Selling a Home On Your Own – Is It Advisable?

by Larry Weltman

I work as a representative at AccessEasyFunds, or AEF for short, which is a business that provides advances to Canadian real estate agents on the commissions they earn.  I’ve been with the company since its inception and, as a result of my close working relationship with agents across Canada, I’ve had the good fortune over the years of being able to watch the trends that pass through the real estate market.  I’ve seen the booms and the dips; I’ve seen mortgage rates change; and, more recently, I’ve witnessed the rise of the flat-fee, for-sale-by-owner phenomenon, otherwise known as FSBO (“fizzbo”).

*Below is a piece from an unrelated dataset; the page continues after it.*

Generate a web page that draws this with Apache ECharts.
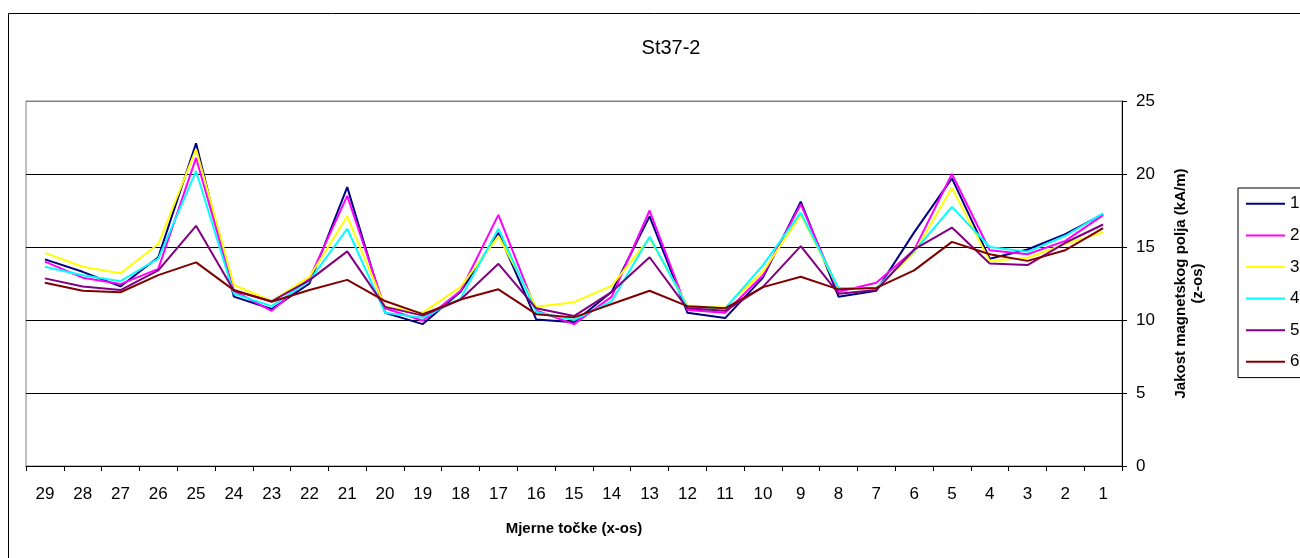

For those who are unfamiliar with the term, FSBO represents the trend among homeowners to decide to sell their homes by themselves.  In this DIY approach, rather than selling their property through the traditional assistance of a real estate agent, homeowners use the assistance of FSBO companies, which provide training literature to instruct the homeowners on how to sell their homes.  Given the attention its had in the media recently, this DIY approach to selling a home may be getting more popular.  Also another DIY option is simply to list your property for sale on MLS without an agent; which can now be done.  Clearly, if these DIY trends grow in frequency and popularity among sellers, this could seriously shake up the dynamics of the greater Canadian real estate market.

Now I won’t say that I have an unbiased point of view when it comes to this flat-fee, for-sale-by-owner phenomenon.  Obviously, the success of AEF is fundamentally tied up with the success and amount of business afforded to Canada’s population of real estate agents; and it goes without saying that any growing DIY trends that steer business away from real estate agents is not in my company’s best interest.

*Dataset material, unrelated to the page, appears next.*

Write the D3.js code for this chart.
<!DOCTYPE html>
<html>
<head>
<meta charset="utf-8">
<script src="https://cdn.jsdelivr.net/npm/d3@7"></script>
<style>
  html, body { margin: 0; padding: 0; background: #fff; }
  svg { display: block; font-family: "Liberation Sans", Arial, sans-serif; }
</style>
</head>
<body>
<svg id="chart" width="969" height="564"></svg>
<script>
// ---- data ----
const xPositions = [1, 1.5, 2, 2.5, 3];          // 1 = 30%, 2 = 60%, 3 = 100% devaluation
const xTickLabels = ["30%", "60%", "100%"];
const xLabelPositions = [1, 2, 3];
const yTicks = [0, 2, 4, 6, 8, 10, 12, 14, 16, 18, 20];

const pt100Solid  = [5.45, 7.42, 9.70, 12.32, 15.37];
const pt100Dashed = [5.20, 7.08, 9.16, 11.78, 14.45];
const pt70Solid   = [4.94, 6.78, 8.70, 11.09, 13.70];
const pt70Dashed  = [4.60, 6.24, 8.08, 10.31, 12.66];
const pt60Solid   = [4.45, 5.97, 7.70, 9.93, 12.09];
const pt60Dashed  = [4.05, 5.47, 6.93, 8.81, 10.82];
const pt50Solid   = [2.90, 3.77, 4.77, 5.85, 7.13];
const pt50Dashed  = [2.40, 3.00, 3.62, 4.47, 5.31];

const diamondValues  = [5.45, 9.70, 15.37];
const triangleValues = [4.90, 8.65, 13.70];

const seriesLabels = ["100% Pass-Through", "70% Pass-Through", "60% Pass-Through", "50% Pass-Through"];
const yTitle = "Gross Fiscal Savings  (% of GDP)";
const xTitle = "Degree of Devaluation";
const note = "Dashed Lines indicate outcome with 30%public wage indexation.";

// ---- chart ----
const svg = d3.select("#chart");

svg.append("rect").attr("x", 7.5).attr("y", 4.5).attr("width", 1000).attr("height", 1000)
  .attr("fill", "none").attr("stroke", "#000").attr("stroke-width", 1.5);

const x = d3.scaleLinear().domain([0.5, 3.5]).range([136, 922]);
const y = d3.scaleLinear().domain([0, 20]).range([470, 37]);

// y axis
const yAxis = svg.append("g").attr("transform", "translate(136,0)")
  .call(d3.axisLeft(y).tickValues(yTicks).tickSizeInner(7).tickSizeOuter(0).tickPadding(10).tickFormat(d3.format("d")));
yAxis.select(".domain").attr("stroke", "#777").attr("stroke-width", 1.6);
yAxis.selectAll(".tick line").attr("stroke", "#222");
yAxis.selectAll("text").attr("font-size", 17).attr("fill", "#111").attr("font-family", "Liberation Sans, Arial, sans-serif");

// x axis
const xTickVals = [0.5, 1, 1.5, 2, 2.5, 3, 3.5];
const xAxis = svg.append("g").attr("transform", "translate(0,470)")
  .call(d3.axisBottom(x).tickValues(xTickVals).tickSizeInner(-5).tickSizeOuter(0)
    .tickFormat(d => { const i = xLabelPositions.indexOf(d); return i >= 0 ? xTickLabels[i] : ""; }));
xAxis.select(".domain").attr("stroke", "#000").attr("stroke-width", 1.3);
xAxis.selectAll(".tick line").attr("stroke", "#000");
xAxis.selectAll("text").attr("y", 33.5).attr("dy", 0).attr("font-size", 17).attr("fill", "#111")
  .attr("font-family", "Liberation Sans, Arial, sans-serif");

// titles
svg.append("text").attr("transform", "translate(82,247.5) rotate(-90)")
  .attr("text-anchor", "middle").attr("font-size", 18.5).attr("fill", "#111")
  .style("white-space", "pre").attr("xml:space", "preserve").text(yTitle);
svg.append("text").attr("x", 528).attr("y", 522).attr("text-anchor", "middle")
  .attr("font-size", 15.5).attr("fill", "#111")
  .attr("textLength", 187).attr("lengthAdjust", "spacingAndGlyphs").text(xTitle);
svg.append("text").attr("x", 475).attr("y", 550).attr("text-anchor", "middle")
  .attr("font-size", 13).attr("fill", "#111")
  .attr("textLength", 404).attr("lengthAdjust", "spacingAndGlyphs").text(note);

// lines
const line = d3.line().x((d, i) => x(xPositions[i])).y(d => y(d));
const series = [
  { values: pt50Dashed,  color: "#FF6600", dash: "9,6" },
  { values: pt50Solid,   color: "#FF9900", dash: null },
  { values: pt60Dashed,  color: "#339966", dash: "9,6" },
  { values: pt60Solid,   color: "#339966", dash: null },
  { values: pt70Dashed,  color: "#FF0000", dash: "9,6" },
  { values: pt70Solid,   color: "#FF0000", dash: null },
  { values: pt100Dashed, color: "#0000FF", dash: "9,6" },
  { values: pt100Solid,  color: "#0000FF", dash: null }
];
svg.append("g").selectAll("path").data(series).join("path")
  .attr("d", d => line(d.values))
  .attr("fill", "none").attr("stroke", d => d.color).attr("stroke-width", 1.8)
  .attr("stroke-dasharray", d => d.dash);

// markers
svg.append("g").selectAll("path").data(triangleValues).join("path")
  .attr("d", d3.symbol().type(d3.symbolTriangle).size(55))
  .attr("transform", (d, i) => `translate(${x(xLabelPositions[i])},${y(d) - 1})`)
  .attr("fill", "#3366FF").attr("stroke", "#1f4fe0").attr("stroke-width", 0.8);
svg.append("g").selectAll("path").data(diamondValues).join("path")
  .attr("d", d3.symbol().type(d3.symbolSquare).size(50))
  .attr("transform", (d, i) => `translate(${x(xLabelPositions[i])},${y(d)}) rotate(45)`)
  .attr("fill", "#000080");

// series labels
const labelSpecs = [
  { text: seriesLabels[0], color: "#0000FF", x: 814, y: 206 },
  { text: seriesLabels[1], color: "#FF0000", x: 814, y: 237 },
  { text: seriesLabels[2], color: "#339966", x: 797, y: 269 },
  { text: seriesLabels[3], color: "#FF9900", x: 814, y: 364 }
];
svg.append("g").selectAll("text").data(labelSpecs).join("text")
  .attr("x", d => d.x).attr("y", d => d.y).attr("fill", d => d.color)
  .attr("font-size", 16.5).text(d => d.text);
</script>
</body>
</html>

However, with that caveat being mentioned, I would still like to offer some very real, unbiased reasons why this DIY method of selling a home can turn out to actually harm the financial well-being of the home owner, rather than help it.  And why I feel it is really losing momentum and not taking off as well!  There may have been a push to do this a little while back, but definitely we see a trend away from DIY.

It has to be said that, for the most part, successfully making a deal with another party is not an extraordinarily complex process, even if the object of the deal is as significant as a home.  However, as most things in life, the crux of the matter is what happens if something goes wrong.  What happens if the deal goes sour.  Well, if the deal is made between two parties who are being represented by licensed agents, these agents, using their industry experience, authority and knowledge, can usually orchestrate some sort of agreement that will see the deal through.

However, if a deal goes sour between one or two unlicensed and unrepresented individuals or parties, the only path to a resolution is through the medium of a costly lawsuit.  What does that mean?  It means that all the money that the home owner was looking to save by selling his or her home without the help of a licensed broker will be eaten up by expensive, headache-filled arbitrations.  The possibility of a dispute during a real estate negotiation is a very real one and it should be seriously considered when thinking about using a DIY method for selling a property.

But, I’d like to mention one other point that I think should be considered in evaluating the benefits of a DIY approach – namely, that those who decide to sell their own homes – without representation – may not be fully aware of all that’s required of them when showing their home to potential buyers.  Case in point, sellers who act without the guidance of an agent may be completely unaware of their duty to disclose other offers that are on the table; or, alternatively, sellers may be completely unaware of how much they must disclose regarding the defects to their home, or the level of detail with which these disclosures must be made.

A DIY seller may not really recognize and value what a good agent can do for them.   Selling a home requires advance preparation, namely preparing the home for sale; deciding on the nest time to list the home; staging; and ultimately setting the selling price.  A real estate agent is a qualified professional who should be doing this! As without a proper selling strategy you may be doomed for failure.  Once the home is listed – who is going to vet all the prospective buyers, safeguard your home, do the showings!  Does the DIY seller have all the time and knowledge?   And when there is a real buyer on the table, you a need a professional, experienced and independent negotiator to handle this for you.

Although the seller pays the commission from the sale proceeds, it is really the buyer who pays the commission as far as I am concerned, in that the commission is built into the price.   We have seen in the early days of the MLS opening up to DIY’s, that agents who are working with buyers would not show their buyers such homes in that there was no commission offered to them.  Many of these sellers asked too much, as the truth said they should have priced their homes at 5% cheaper!  When they could not sell, and turned to an agent, the market knew these homes had been on the market for some time and were now panic sellers.

In my opinion, real estate agents serve a very real need and very real function in a real estate transaction.  And it’s doubtful that most people who have little real estate experience can satisfactorily assume the real estate agent’s role and function when deciding to sell their property.  Like any professional you are hiring, you need to find the best agent to handle your sale and let this agent earn his or her keep!